I'm using an availability set with default settings. In default settings the number of update domains is set to 5. Does this setting forces my new VMs (more than 5) to get deleted?
After a few retries the 6th VM stayed in azure. I did not change anything in the deployment process, just simply retrying the terraform run. Unfortunately I cant test with settings the update domain to 6, since I'm scaling up an already existing cluster.
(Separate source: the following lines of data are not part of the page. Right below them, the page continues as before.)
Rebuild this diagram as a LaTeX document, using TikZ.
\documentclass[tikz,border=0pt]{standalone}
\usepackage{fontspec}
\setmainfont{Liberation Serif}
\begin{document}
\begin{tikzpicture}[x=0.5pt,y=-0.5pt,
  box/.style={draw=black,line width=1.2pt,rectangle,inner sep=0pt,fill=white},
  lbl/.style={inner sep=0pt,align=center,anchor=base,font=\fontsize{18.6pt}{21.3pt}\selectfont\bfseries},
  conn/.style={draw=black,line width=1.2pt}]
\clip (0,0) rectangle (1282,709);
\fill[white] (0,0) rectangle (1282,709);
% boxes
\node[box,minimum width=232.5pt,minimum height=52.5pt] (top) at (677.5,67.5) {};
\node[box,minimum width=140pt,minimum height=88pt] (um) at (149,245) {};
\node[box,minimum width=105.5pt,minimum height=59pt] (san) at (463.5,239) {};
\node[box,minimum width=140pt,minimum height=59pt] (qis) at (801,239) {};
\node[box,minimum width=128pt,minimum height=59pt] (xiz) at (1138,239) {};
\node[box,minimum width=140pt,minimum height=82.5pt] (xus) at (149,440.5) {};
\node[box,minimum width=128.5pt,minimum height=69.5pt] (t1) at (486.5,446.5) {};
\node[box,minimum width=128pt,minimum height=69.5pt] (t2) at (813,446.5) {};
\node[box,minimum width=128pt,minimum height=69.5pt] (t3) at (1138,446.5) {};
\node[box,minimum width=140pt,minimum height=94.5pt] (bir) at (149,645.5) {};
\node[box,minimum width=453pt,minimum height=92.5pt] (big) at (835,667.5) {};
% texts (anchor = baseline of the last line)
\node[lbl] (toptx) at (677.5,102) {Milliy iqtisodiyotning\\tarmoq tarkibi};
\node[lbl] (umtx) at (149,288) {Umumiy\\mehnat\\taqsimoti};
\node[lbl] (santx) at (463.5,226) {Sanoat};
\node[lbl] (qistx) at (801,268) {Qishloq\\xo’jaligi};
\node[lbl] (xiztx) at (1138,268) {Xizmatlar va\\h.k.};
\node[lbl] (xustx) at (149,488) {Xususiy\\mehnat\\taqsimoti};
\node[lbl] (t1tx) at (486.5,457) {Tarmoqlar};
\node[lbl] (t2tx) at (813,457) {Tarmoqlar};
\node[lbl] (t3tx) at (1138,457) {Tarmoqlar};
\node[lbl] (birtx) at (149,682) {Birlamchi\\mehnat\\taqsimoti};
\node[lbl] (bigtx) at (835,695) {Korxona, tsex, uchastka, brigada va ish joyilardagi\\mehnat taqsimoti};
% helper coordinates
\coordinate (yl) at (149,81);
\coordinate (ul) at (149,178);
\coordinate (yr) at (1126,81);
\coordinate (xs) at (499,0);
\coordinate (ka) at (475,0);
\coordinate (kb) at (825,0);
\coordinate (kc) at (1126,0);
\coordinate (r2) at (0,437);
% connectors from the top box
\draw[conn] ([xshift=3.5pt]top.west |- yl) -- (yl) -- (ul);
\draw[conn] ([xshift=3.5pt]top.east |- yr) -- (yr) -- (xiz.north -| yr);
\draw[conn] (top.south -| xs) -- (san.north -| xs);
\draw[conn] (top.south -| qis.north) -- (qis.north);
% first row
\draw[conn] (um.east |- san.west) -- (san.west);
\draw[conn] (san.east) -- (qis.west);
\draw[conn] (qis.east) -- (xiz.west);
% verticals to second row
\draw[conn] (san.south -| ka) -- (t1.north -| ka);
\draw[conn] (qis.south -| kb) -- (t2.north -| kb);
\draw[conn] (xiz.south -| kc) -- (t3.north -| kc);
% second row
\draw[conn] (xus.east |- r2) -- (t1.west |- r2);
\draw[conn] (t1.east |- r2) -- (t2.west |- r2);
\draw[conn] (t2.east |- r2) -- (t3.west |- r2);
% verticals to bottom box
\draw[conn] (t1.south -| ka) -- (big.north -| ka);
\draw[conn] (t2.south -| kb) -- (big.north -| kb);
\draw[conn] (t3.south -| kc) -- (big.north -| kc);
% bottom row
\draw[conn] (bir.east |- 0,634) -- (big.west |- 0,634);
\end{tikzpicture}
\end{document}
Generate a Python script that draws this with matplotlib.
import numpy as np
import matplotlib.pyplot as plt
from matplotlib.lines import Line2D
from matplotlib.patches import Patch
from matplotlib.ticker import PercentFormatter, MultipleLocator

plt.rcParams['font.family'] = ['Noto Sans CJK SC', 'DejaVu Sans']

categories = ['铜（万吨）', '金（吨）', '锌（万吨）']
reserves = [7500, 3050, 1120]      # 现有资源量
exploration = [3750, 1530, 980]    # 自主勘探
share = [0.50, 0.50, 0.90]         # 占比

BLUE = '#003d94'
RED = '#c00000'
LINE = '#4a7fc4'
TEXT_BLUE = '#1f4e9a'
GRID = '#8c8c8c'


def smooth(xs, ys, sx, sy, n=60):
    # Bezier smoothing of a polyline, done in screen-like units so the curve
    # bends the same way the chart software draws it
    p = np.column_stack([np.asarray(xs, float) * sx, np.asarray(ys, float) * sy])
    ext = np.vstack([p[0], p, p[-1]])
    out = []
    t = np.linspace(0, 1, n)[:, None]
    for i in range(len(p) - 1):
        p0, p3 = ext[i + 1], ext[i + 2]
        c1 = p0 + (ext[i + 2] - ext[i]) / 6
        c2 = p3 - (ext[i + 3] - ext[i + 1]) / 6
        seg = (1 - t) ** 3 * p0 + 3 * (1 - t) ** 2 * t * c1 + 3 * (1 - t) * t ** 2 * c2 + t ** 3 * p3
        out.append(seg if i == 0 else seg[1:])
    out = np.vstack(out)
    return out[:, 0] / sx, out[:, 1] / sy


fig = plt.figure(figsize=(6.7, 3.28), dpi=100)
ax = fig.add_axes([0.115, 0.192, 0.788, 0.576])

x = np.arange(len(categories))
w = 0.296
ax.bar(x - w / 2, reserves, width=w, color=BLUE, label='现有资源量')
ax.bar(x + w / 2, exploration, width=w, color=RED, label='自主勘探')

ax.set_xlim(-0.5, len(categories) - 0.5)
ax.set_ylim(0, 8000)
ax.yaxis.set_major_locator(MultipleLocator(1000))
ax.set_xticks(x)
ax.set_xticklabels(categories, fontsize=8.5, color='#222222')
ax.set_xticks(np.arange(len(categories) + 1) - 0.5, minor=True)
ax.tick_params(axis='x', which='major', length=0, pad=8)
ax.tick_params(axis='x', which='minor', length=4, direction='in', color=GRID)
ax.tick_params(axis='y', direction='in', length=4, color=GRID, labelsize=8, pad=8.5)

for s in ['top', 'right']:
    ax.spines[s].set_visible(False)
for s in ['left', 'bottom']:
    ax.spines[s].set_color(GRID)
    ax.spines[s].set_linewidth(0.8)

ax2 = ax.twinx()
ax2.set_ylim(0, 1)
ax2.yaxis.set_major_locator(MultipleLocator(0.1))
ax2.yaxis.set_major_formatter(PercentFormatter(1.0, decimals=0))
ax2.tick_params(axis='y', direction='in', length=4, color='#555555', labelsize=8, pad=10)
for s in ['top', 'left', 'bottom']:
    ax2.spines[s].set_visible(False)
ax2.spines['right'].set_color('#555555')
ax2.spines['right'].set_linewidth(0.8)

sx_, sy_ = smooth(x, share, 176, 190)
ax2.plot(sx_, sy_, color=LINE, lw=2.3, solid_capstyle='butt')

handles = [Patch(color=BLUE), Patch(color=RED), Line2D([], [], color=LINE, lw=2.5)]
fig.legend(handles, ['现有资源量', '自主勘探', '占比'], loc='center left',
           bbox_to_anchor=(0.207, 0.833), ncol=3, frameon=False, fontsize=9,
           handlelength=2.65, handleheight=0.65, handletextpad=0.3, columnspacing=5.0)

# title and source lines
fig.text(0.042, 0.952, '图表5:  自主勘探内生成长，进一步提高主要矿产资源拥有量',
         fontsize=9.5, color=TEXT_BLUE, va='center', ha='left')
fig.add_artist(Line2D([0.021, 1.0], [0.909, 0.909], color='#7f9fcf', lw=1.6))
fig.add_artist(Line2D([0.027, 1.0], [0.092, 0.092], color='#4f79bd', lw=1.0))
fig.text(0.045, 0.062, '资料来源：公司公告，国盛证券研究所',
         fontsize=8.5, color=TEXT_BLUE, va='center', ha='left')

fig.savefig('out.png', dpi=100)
Updating the # of update domains forces VM recreation, which I dont want in production.
Im using the providers:
terraform {
required_providers {
azurerm = {
source = "hashicorp/azurerm"
version = "=2.97.0"
}
azuread = {
source = "hashicorp/azuread"
version = "=2.18.0"
}
}
}
Terraform version:
Tomass-MacBook-Pro:ansible thomas$ terraform --version
Terraform v1.1.7
on darwin_amd64
And I'm creating an avalibality set with 6 nodes in it like this:
resource "azurerm_availability_set" "k8s-master-as" {
name = "azure-${lower(replace(var.environment_name, "_", "-"))}-masters-availabily-set"
resource_group_name = var.resource_group.name
location = var.resource_group.location
}
resource "azurerm_linux_virtual_machine" "k8s-master" {
count = var.master_node_count
Any ideas, why the 6th VM most of the time gets deleted when provisioned with terraform?
Thanks
CodePudding user response:
I'm using an availability set with default settings. In default settings the number of update domains is set to 5. Does this setting forces my new VMs (more than 5) to get deleted?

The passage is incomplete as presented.